The Maybrook Line was a line of the New York, New Haven and Hartford Railroad which connected with its Waterbury Branch in Derby, Connecticut, and its Maybrook Yard in Maybrook, New York, where it interchanged with other carriers. It was the main east-west freight route of the New Haven until its merger with the Penn Central in 1969. [2] [3]

History

Hopewell Depot Hopewell Depot 124.JPG
Hopewell Depot

After the New York and New England Railroad succeeded merging with the Newburgh, Dutchess and Connecticut Railroad at Hopewell Junction en route to the Fishkill Ferry station, they sought to expand traffic onto the newly built Poughkeepsie Railroad Bridge in order to move goods to the other side of the Hudson River, and the Central New England Railway was perfectly willing to provide a connection. The CNE line was originally chartered as the Dutchess County Railroad in 1889 and ran southeast from the bridge to Hopewell Junction, and was operational on May 8, 1892. The line was absorbed by the CNE in 1907, and eventually merged into the New Haven Railroad in 1927. Passenger service was phased out beginning in the 1930s, the same decade the New Haven Railroad faced crippling bankruptcy. Later financial troubles in the 1950s and 1960s led to its eventual acquisition by Penn Central Railroad in 1969.

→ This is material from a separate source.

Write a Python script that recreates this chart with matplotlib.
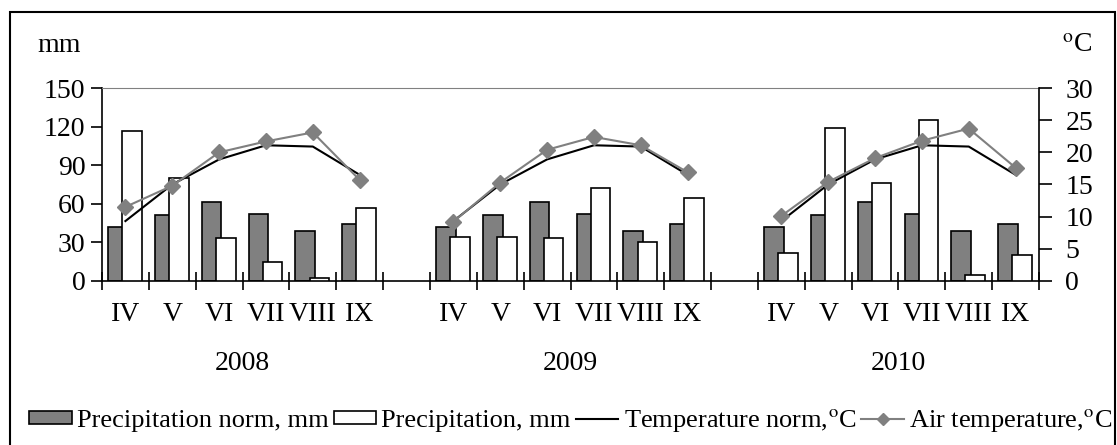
import numpy as np
import matplotlib
matplotlib.use('Agg')
import matplotlib.pyplot as plt
from matplotlib.patches import Rectangle
from matplotlib.lines import Line2D
from matplotlib.patches import Patch

plt.rcParams['font.family'] = ['Liberation Serif', 'DejaVu Serif']
plt.rcParams['mathtext.fontset'] = 'stix'
plt.rcParams['font.size'] = 20

# data: three seasons (IV..IX), an empty slot between years
years = ['2008', '2009', '2010']
months = ['IV', 'V', 'VI', 'VII', 'VIII', 'IX']
precip_norm = [42, 51, 61, 52, 39, 44]
precip_2008 = [117, 80, 33, 15, 2.5, 57]
precip_2009 = [34, 34, 33, 72, 30.5, 64.5]
precip_2010 = [21.5, 119, 76, 125, 4.5, 20]
temp_norm = [9.3, 15.0, 18.9, 21.1, 20.9, 16.5]
air_2008 = [11.5, 14.8, 20.0, 21.7, 23.1, 15.7]
air_2009 = [9.2, 15.3, 20.4, 22.4, 21.1, 16.9]
air_2010 = [10.1, 15.4, 19.1, 21.8, 23.7, 17.6]

precip = [precip_2008, precip_2009, precip_2010]
air = [air_2008, air_2009, air_2010]

# build slot arrays (6 months, 1 gap, 6 months, 1 gap, 6 months)
n = len(months)
labels = []
p_norm, p_obs, t_norm, t_air = [], [], [], []
for i, yr in enumerate(years):
    if i > 0:
        labels.append('')
        p_norm.append(np.nan); p_obs.append(np.nan)
        t_norm.append(np.nan); t_air.append(np.nan)
    labels += months
    p_norm += precip_norm
    p_obs += precip[i]
    t_norm += temp_norm
    t_air += air[i]
x = np.arange(len(labels))
p_norm = np.array(p_norm, dtype=float)
p_obs = np.array(p_obs, dtype=float)

fig = plt.figure(figsize=(11.17, 4.45), dpi=100)
ax = fig.add_axes([0.0913, 0.369, 0.8389, 0.433])

w = 0.42
ax.bar(x - 0.16, p_norm, width=w, color='#808080', edgecolor='black', linewidth=1.2, zorder=2)
ax.bar(x + 0.14, p_obs, width=w, color='white', edgecolor='black', linewidth=1.2, zorder=3)
ax.set_xlim(-0.5, len(labels) - 0.5)
ax.set_ylim(0, 150)
ax.set_yticks([0, 30, 60, 90, 120, 150])

ax.set_xticks(np.arange(-0.5, len(labels), 1.0))
ax.set_xticklabels([])
ax.tick_params(axis='x', which='major', direction='inout', length=13, width=1.2)
ax.set_xticks(x, minor=True)
ax.set_xticklabels(labels, minor=True)
ax.tick_params(axis='x', which='minor', length=0, pad=15)
ax.tick_params(axis='y', direction='out', length=8, width=1.2, pad=4)

for sp in ['left', 'bottom']:
    ax.spines[sp].set_linewidth(1.2)
ax.spines['top'].set_color('#808080')
ax.spines['right'].set_visible(False)

for i, yr in enumerate(years):
    ax.text(i * (n + 1) + (n - 1) / 2, -0.43, yr, transform=ax.get_xaxis_transform(),
            ha='center', va='center')

ax2 = ax.twinx()
ax2.set_ylim(0, 30)
ax2.set_yticks([0, 5, 10, 15, 20, 25, 30])
ax2.plot(x, t_norm, color='black', linewidth=1.5)
ax2.plot(x, t_air, color='#808080', linewidth=1.5, marker='D', markersize=8)
ax2.tick_params(axis='y', direction='out', length=9, width=1.2, pad=10)
ax2.spines['right'].set_linewidth(1.2)
ax2.spines['top'].set_visible(False)
ax2.spines['left'].set_visible(False)
ax2.spines['bottom'].set_visible(False)

fig.text(37 / 1117, 1 - 45 / 445, 'mm', ha='left', va='center')
fig.text(1062 / 1117, 1 - 45 / 445, r'$^{\mathrm{o}}$C', ha='left', va='center')

fig.patches.append(Rectangle((10 / 1117, -0.05), 1105 / 1117, 1.05 - 12 / 445,
                             transform=fig.transFigure, fill=False,
                             edgecolor='black', linewidth=1.5))

handles = [
    Patch(facecolor='#808080', edgecolor='black', linewidth=1.2),
    Patch(facecolor='white', edgecolor='black', linewidth=1.2),
    Line2D([], [], color='black', linewidth=1.5),
    Line2D([], [], color='#808080', linewidth=1.5, marker='D', markersize=6),
]
names = ['Precipitation norm, mm', 'Precipitation, mm',
         r'Temperature norm,$^{\mathrm{o}}$C', r'Air temperature,$^{\mathrm{o}}$C']
fig.legend(handles, names, loc='center', bbox_to_anchor=(0.511, 1 - 420 / 445), ncol=4,
           frameon=False, fontsize=19, handlelength=1.6, handleheight=0.38,
           handletextpad=0.2, columnspacing=0.2, borderaxespad=0, borderpad=0)

fig.savefig('out.png', dpi=100)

Upon taking ownership, the Penn Central began discouraging connecting traffic on the line that paralleled Penn Central routes for the rest of its journey to prevent it from being short-hauled. After 1971 only one train in each direction (for the Erie Lackawanna) traversed the full line. [1]

While the Penn Central did not connect with the old New Haven on the west side of the line, it came close. For a short time in 1969 and 1970, Penn Central ran a daily train between Cedar Hill Yard in New Haven, Connecticut and Potomac Yard in Alexandria, Virginia, by way of the Lehigh and Hudson River Railway, which connected with a former Pennsylvania Railroad line in Belvidere, New Jersey, 72 miles south of the old interchange with the New Haven at Maybrook Yard in Maybrook, New York. The service ended in a dispute over haulage charges and the traffic was diverted to the longer all Penn Central route through Selkirk, New York. Ironically, the only reason the Lehigh and Hudson River was not part of the Penn Central was because Penn Central predecessor, the Pennsylvania Railroad, had prevented the New Haven from acquiring it in 1905. [1]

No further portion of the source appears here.